Despite the ongoing human rights violations the US continues to back successive Colombian governments because they are subordinate to US policies in Latin America he explained.

"The government claims to be democratic, but it's a total lie. Around 3500 leaders of the trade unions have been murdered since the late 1980s and 40 were assassinated last year.”

"It is very difficult in for the democratic movement in Colombia to win power by elections, because of the harsh repression," Parmenio said. "But, despite these problems, we are not stopping our fight, and are going forward in the struggle."

Parmenio’s tour was organised by Peace and Justice for Colombia (PJC).

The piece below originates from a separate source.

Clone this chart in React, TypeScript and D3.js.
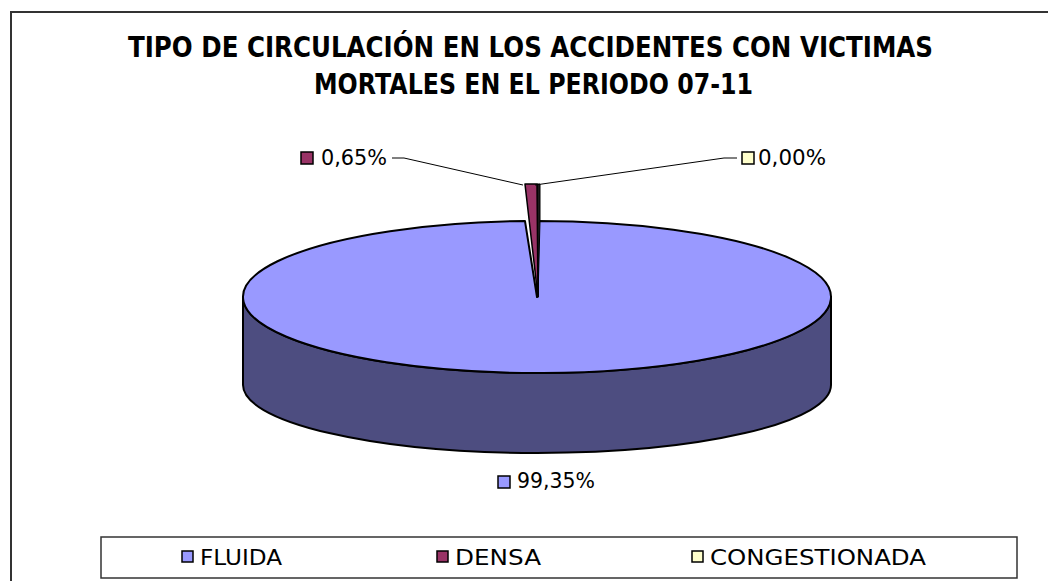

Fensuagro is affiliated to United Workers Centre (CUT) of Colombia and the World Trade Union Congress (WTUC).

He called for support for an open letter from Fensuagro to unions, social organisations and defenders of human rights internationally to protest to the Colombian government’s suppression of human rights in that country.

He also delivered a proposal from the CUT to the Australian Council of Trade Unions for increased assistance to endangered trade union leaders and made an invitation for an annual ACTU delegation to Colombia to monitor trade union rights in that country.

As part of the tour, Parmenio spoke at public meetings in Melbourne, Brisbane and Sydney. He met with representatives from the ACTU; the Australian Manufacturing Workers Union (AMWU); the Maritime Union of Australia (MUA Vic); the Australian Nurses Federation (ANF); the Construction Forestry Mining Energy Union (CFMEU Vic), and the Rail, Bus and Tram Union (RBTU Vic).

He also met with Peter Simpson, QLD state secretary of the Electrical Trades Union (ETU); David Matters, from QLD RBTU; National Tertiary Education Union (NSW division); Warren Smith, assistant national secretary MUA; Joan Lemaire, senior vice-president NSW Teachers Federation; Peter Tighe, national secretary of the Communications Electrical Plumbing Union; and Mal Tulloch, NSW state secretary CFMEU Construction division.

He also met with a Queensland ALP Senator Claire Moore, NSW Greens Senator-elect Lee Rhiannon, and a representative of Victorian ALP Senator Gavin Marshall, to discuss human rights issues in Colombia.